## Provided material
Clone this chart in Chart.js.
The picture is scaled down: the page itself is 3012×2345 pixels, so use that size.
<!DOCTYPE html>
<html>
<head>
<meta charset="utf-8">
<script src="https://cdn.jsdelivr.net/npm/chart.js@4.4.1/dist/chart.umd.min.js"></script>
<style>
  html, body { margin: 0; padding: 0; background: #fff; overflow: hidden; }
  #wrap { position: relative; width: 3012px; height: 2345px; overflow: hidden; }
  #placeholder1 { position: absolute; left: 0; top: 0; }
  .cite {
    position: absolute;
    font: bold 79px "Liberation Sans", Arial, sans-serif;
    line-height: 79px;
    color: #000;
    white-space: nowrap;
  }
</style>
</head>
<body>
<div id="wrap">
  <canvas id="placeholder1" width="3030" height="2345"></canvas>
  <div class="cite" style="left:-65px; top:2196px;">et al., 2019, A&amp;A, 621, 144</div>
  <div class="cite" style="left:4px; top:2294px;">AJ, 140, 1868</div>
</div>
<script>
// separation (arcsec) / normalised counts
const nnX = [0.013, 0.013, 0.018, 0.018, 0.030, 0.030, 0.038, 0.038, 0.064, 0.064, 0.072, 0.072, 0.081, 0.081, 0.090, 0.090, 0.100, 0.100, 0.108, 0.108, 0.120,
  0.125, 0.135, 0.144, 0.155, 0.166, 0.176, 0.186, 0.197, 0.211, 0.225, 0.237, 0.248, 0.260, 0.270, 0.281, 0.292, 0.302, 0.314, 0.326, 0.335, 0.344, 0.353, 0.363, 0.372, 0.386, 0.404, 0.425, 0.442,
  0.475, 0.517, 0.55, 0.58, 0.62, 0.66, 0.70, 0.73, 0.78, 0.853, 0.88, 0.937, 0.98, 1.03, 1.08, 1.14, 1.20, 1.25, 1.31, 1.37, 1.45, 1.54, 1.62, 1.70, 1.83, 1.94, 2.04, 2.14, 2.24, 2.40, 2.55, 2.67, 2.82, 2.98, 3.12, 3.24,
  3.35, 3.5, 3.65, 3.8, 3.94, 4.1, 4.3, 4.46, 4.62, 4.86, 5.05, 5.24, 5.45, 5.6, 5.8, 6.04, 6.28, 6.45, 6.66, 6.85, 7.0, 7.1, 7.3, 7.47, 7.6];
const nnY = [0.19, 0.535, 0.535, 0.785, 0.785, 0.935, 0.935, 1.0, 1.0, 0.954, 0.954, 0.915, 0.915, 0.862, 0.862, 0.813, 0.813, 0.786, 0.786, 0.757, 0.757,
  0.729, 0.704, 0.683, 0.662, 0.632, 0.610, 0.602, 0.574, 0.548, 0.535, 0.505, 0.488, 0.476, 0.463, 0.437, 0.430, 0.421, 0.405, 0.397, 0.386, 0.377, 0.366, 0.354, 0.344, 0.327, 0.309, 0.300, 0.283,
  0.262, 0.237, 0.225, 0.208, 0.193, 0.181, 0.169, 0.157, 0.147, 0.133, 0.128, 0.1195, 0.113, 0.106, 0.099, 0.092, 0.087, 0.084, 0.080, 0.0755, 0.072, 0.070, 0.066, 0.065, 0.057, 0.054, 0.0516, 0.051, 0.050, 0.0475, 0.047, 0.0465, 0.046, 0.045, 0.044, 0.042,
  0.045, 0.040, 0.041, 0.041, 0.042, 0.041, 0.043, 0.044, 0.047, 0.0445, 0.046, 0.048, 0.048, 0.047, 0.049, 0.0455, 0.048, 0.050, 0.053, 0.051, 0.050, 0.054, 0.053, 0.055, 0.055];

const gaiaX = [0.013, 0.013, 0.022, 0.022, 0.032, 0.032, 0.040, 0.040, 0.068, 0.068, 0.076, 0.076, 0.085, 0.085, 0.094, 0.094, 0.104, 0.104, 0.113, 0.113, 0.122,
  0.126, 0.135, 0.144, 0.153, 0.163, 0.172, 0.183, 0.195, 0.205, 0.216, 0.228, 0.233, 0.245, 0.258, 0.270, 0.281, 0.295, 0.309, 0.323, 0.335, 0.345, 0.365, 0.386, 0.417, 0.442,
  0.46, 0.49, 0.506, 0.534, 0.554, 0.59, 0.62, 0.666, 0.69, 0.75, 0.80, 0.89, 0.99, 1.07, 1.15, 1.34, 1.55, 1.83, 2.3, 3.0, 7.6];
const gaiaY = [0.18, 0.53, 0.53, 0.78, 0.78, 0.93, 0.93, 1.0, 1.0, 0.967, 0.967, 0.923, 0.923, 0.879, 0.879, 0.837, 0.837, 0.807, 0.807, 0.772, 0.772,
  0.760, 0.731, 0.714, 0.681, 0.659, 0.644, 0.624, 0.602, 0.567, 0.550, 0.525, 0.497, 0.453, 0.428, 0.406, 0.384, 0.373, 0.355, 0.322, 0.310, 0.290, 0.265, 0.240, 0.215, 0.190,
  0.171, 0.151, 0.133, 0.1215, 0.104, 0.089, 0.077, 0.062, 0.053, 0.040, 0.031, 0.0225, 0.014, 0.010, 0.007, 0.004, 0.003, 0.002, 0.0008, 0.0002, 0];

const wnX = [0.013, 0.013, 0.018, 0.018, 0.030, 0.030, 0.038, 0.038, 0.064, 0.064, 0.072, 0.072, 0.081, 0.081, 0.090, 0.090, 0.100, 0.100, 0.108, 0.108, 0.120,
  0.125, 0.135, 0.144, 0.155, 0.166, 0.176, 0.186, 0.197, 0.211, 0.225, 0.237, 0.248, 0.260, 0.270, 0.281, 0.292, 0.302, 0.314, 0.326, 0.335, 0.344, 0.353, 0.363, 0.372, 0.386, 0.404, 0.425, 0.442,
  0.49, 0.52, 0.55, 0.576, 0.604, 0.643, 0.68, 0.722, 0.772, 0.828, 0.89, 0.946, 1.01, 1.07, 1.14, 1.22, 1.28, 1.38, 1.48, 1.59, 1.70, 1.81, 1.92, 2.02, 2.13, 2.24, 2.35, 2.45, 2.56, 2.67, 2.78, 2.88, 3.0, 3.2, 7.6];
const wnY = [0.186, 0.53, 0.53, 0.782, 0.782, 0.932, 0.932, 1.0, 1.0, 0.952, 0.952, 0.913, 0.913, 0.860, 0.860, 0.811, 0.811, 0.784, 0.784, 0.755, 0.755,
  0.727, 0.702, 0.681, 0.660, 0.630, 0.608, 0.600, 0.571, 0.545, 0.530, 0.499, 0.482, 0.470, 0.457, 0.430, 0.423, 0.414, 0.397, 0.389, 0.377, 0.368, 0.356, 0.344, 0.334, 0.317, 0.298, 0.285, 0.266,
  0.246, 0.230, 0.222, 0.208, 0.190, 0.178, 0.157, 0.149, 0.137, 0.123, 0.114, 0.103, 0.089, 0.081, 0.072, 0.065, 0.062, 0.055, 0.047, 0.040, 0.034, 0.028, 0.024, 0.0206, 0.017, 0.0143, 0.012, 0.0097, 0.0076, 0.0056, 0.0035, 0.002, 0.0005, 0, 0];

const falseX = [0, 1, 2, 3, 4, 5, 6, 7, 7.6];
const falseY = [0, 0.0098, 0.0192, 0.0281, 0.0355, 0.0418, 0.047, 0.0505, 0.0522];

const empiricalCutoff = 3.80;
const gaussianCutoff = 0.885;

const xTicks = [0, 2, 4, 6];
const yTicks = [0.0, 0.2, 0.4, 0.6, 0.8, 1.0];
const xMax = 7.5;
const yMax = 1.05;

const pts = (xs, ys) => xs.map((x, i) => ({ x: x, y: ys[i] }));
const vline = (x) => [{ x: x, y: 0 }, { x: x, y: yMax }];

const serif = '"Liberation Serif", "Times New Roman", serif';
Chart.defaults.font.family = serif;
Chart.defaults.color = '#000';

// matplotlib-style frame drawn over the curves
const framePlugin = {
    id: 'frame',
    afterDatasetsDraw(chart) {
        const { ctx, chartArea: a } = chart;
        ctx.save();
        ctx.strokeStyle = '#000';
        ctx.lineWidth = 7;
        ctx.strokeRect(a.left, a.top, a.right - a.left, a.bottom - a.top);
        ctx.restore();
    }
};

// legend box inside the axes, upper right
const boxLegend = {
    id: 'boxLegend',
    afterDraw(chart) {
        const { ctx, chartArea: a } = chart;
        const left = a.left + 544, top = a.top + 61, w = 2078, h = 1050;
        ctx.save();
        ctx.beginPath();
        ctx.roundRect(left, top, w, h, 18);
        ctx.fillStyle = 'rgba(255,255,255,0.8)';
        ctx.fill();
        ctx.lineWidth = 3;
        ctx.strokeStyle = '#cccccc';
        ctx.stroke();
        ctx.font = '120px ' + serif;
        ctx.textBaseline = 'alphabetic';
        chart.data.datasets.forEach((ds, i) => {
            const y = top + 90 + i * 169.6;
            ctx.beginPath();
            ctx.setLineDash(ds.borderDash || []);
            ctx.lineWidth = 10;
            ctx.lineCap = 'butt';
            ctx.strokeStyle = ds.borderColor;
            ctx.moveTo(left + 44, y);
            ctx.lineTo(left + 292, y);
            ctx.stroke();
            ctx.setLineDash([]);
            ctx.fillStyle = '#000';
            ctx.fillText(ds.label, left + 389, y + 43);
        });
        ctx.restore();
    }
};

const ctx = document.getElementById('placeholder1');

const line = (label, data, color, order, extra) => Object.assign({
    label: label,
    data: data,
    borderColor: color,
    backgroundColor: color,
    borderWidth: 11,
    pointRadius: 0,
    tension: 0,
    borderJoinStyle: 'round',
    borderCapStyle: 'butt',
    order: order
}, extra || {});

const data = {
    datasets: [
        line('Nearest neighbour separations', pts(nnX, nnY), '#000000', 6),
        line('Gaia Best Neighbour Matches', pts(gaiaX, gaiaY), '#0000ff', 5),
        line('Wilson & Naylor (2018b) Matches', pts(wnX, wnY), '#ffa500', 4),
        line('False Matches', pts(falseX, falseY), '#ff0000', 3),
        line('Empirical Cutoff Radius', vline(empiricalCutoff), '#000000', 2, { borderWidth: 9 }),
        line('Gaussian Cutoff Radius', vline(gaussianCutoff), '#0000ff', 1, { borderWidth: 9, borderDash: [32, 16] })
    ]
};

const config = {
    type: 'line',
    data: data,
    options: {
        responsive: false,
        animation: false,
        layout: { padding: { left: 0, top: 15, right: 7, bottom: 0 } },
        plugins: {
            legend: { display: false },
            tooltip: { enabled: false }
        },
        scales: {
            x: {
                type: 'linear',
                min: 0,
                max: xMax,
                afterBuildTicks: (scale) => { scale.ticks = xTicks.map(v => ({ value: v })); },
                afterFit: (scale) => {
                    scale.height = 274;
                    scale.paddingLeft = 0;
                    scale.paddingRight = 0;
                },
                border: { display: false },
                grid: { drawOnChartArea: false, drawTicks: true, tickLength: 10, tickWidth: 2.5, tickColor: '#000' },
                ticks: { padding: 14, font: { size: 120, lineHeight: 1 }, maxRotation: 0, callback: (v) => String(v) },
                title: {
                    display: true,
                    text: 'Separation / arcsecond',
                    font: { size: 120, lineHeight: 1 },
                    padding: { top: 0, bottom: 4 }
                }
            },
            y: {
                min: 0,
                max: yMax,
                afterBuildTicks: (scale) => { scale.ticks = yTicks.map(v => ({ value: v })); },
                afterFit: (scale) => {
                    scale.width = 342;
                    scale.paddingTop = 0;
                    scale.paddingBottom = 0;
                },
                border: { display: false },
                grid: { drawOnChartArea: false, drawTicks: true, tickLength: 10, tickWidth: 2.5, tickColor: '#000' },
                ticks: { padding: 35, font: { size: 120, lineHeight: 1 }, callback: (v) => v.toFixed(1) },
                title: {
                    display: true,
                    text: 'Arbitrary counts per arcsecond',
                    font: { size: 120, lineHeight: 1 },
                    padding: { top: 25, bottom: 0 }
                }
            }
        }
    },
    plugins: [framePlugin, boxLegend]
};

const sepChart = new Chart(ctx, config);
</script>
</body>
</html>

## Stated exercise
Return every line above that contains the word "size".

## Exercise result
The picture is scaled down: the page itself is 3012×2345 pixels, so use that size.
                ticks: { padding: 14, font: { size: 120, lineHeight: 1 }, maxRotation: 0, callback: (v) => String(v) },
                    font: { size: 120, lineHeight: 1 },
                ticks: { padding: 35, font: { size: 120, lineHeight: 1 }, callback: (v) => v.toFixed(1) },
                    font: { size: 120, lineHeight: 1 },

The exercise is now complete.